[What to produce] Return each line of the data below exactly, omitting any pictures.

[Data provided]
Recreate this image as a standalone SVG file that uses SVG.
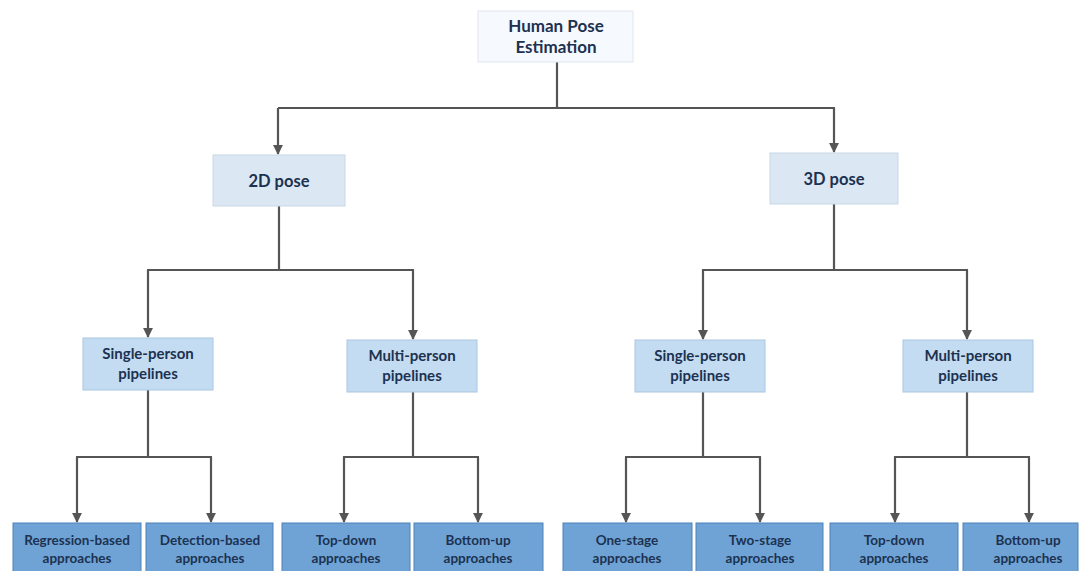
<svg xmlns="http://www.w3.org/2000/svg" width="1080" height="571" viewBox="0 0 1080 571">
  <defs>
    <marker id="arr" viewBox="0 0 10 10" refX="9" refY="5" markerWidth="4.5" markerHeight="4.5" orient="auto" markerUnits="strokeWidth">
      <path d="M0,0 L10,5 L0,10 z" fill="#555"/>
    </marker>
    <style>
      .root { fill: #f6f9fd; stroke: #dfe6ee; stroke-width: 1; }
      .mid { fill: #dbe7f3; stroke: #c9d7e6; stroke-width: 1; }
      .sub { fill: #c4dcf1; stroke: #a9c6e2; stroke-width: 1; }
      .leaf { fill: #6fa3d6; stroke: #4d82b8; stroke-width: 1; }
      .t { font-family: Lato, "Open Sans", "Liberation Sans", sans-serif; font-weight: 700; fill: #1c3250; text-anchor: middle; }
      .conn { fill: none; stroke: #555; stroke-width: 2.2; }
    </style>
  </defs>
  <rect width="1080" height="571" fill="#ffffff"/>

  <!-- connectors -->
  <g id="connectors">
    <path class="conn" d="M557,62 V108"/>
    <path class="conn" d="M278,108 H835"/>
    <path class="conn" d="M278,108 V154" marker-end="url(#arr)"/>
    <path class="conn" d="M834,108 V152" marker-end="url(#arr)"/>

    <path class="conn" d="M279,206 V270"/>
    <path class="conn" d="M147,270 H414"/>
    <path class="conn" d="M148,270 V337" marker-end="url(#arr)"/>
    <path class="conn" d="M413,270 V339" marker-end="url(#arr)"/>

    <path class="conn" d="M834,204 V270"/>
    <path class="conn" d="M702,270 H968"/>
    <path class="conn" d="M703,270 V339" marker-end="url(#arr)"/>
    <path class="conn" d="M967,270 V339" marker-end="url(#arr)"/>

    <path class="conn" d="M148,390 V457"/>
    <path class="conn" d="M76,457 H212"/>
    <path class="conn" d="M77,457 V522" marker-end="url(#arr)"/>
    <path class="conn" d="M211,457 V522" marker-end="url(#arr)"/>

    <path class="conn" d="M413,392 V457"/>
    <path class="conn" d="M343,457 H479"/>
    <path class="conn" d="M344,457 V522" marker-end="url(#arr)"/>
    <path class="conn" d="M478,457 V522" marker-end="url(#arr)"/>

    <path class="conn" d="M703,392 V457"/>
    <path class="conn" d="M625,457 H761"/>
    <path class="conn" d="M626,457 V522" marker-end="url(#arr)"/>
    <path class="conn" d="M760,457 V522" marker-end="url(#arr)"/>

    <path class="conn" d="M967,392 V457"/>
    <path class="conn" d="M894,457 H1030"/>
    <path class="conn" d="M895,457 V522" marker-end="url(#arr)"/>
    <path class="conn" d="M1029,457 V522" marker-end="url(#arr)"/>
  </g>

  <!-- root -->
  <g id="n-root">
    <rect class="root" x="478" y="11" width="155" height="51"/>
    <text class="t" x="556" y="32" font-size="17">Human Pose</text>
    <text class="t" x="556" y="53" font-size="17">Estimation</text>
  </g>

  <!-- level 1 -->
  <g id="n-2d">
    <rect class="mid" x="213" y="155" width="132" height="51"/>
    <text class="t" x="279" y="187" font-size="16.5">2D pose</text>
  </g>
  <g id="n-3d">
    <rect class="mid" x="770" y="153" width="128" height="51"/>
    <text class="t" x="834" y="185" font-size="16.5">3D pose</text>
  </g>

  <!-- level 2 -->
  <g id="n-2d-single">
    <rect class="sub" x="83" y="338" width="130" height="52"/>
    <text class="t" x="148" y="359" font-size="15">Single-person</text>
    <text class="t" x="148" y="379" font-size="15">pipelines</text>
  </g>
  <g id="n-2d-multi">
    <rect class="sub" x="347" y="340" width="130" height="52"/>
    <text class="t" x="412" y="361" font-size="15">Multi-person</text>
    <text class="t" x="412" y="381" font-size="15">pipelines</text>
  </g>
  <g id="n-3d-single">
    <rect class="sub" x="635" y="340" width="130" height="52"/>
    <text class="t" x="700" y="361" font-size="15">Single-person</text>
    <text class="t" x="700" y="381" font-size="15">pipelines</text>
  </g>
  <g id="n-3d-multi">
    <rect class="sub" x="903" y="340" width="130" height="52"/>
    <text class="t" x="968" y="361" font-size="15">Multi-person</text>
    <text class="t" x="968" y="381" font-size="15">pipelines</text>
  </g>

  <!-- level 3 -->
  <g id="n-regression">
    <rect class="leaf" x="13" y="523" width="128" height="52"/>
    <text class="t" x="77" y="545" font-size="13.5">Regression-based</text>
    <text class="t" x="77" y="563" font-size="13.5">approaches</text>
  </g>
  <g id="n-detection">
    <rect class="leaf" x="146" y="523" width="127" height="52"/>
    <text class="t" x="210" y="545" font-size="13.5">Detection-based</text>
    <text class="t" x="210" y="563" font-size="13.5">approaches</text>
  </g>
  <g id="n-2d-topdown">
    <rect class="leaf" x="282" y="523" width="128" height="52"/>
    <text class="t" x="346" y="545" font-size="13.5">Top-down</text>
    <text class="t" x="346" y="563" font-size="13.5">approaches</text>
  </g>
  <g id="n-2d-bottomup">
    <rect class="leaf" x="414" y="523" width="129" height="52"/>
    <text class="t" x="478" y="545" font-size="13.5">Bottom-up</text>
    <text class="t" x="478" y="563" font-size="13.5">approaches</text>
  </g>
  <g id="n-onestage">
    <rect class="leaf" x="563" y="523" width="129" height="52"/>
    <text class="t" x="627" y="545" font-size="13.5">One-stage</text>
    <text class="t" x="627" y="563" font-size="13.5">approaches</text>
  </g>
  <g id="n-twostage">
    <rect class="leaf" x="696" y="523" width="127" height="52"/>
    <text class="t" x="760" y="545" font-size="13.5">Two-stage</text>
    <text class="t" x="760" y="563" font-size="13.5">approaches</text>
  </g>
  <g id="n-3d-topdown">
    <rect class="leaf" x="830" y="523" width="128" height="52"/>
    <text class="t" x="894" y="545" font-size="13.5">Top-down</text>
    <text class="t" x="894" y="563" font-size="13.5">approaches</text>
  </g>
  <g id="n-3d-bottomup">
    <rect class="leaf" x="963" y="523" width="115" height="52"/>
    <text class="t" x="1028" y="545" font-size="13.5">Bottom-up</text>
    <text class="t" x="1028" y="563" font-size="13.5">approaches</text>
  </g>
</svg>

[Response below]
Recreate this image as a standalone SVG file that uses SVG.
<svg xmlns="http://www.w3.org/2000/svg" width="1080" height="571" viewBox="0 0 1080 571">
  <defs>
    <marker id="arr" viewBox="0 0 10 10" refX="9" refY="5" markerWidth="4.5" markerHeight="4.5" orient="auto" markerUnits="strokeWidth">
      <path d="M0,0 L10,5 L0,10 z" fill="#555"/>
    </marker>
    <style>
      .root { fill: #f6f9fd; stroke: #dfe6ee; stroke-width: 1; }
      .mid { fill: #dbe7f3; stroke: #c9d7e6; stroke-width: 1; }
      .sub { fill: #c4dcf1; stroke: #a9c6e2; stroke-width: 1; }
      .leaf { fill: #6fa3d6; stroke: #4d82b8; stroke-width: 1; }
      .t { font-family: Lato, "Open Sans", "Liberation Sans", sans-serif; font-weight: 700; fill: #1c3250; text-anchor: middle; }
      .conn { fill: none; stroke: #555; stroke-width: 2.2; }
    </style>
  </defs>
  <rect width="1080" height="571" fill="#ffffff"/>

  <!-- connectors -->
  <g id="connectors">
    <path class="conn" d="M557,62 V108"/>
    <path class="conn" d="M278,108 H835"/>
    <path class="conn" d="M278,108 V154" marker-end="url(#arr)"/>
    <path class="conn" d="M834,108 V152" marker-end="url(#arr)"/>

    <path class="conn" d="M279,206 V270"/>
    <path class="conn" d="M147,270 H414"/>
    <path class="conn" d="M148,270 V337" marker-end="url(#arr)"/>
    <path class="conn" d="M413,270 V339" marker-end="url(#arr)"/>

    <path class="conn" d="M834,204 V270"/>
    <path class="conn" d="M702,270 H968"/>
    <path class="conn" d="M703,270 V339" marker-end="url(#arr)"/>
    <path class="conn" d="M967,270 V339" marker-end="url(#arr)"/>

    <path class="conn" d="M148,390 V457"/>
    <path class="conn" d="M76,457 H212"/>
    <path class="conn" d="M77,457 V522" marker-end="url(#arr)"/>
    <path class="conn" d="M211,457 V522" marker-end="url(#arr)"/>

    <path class="conn" d="M413,392 V457"/>
    <path class="conn" d="M343,457 H479"/>
    <path class="conn" d="M344,457 V522" marker-end="url(#arr)"/>
    <path class="conn" d="M478,457 V522" marker-end="url(#arr)"/>

    <path class="conn" d="M703,392 V457"/>
    <path class="conn" d="M625,457 H761"/>
    <path class="conn" d="M626,457 V522" marker-end="url(#arr)"/>
    <path class="conn" d="M760,457 V522" marker-end="url(#arr)"/>

    <path class="conn" d="M967,392 V457"/>
    <path class="conn" d="M894,457 H1030"/>
    <path class="conn" d="M895,457 V522" marker-end="url(#arr)"/>
    <path class="conn" d="M1029,457 V522" marker-end="url(#arr)"/>
  </g>

  <!-- root -->
  <g id="n-root">
    <rect class="root" x="478" y="11" width="155" height="51"/>
    <text class="t" x="556" y="32" font-size="17">Human Pose</text>
    <text class="t" x="556" y="53" font-size="17">Estimation</text>
  </g>

  <!-- level 1 -->
  <g id="n-2d">
    <rect class="mid" x="213" y="155" width="132" height="51"/>
    <text class="t" x="279" y="187" font-size="16.5">2D pose</text>
  </g>
  <g id="n-3d">
    <rect class="mid" x="770" y="153" width="128" height="51"/>
    <text class="t" x="834" y="185" font-size="16.5">3D pose</text>
  </g>

  <!-- level 2 -->
  <g id="n-2d-single">
    <rect class="sub" x="83" y="338" width="130" height="52"/>
    <text class="t" x="148" y="359" font-size="15">Single-person</text>
    <text class="t" x="148" y="379" font-size="15">pipelines</text>
  </g>
  <g id="n-2d-multi">
    <rect class="sub" x="347" y="340" width="130" height="52"/>
    <text class="t" x="412" y="361" font-size="15">Multi-person</text>
    <text class="t" x="412" y="381" font-size="15">pipelines</text>
  </g>
  <g id="n-3d-single">
    <rect class="sub" x="635" y="340" width="130" height="52"/>
    <text class="t" x="700" y="361" font-size="15">Single-person</text>
    <text class="t" x="700" y="381" font-size="15">pipelines</text>
  </g>
  <g id="n-3d-multi">
    <rect class="sub" x="903" y="340" width="130" height="52"/>
    <text class="t" x="968" y="361" font-size="15">Multi-person</text>
    <text class="t" x="968" y="381" font-size="15">pipelines</text>
  </g>

  <!-- level 3 -->
  <g id="n-regression">
    <rect class="leaf" x="13" y="523" width="128" height="52"/>
    <text class="t" x="77" y="545" font-size="13.5">Regression-based</text>
    <text class="t" x="77" y="563" font-size="13.5">approaches</text>
  </g>
  <g id="n-detection">
    <rect class="leaf" x="146" y="523" width="127" height="52"/>
    <text class="t" x="210" y="545" font-size="13.5">Detection-based</text>
    <text class="t" x="210" y="563" font-size="13.5">approaches</text>
  </g>
  <g id="n-2d-topdown">
    <rect class="leaf" x="282" y="523" width="128" height="52"/>
    <text class="t" x="346" y="545" font-size="13.5">Top-down</text>
    <text class="t" x="346" y="563" font-size="13.5">approaches</text>
  </g>
  <g id="n-2d-bottomup">
    <rect class="leaf" x="414" y="523" width="129" height="52"/>
    <text class="t" x="478" y="545" font-size="13.5">Bottom-up</text>
    <text class="t" x="478" y="563" font-size="13.5">approaches</text>
  </g>
  <g id="n-onestage">
    <rect class="leaf" x="563" y="523" width="129" height="52"/>
    <text class="t" x="627" y="545" font-size="13.5">One-stage</text>
    <text class="t" x="627" y="563" font-size="13.5">approaches</text>
  </g>
  <g id="n-twostage">
    <rect class="leaf" x="696" y="523" width="127" height="52"/>
    <text class="t" x="760" y="545" font-size="13.5">Two-stage</text>
    <text class="t" x="760" y="563" font-size="13.5">approaches</text>
  </g>
  <g id="n-3d-topdown">
    <rect class="leaf" x="830" y="523" width="128" height="52"/>
    <text class="t" x="894" y="545" font-size="13.5">Top-down</text>
    <text class="t" x="894" y="563" font-size="13.5">approaches</text>
  </g>
  <g id="n-3d-bottomup">
    <rect class="leaf" x="963" y="523" width="115" height="52"/>
    <text class="t" x="1028" y="545" font-size="13.5">Bottom-up</text>
    <text class="t" x="1028" y="563" font-size="13.5">approaches</text>
  </g>
</svg>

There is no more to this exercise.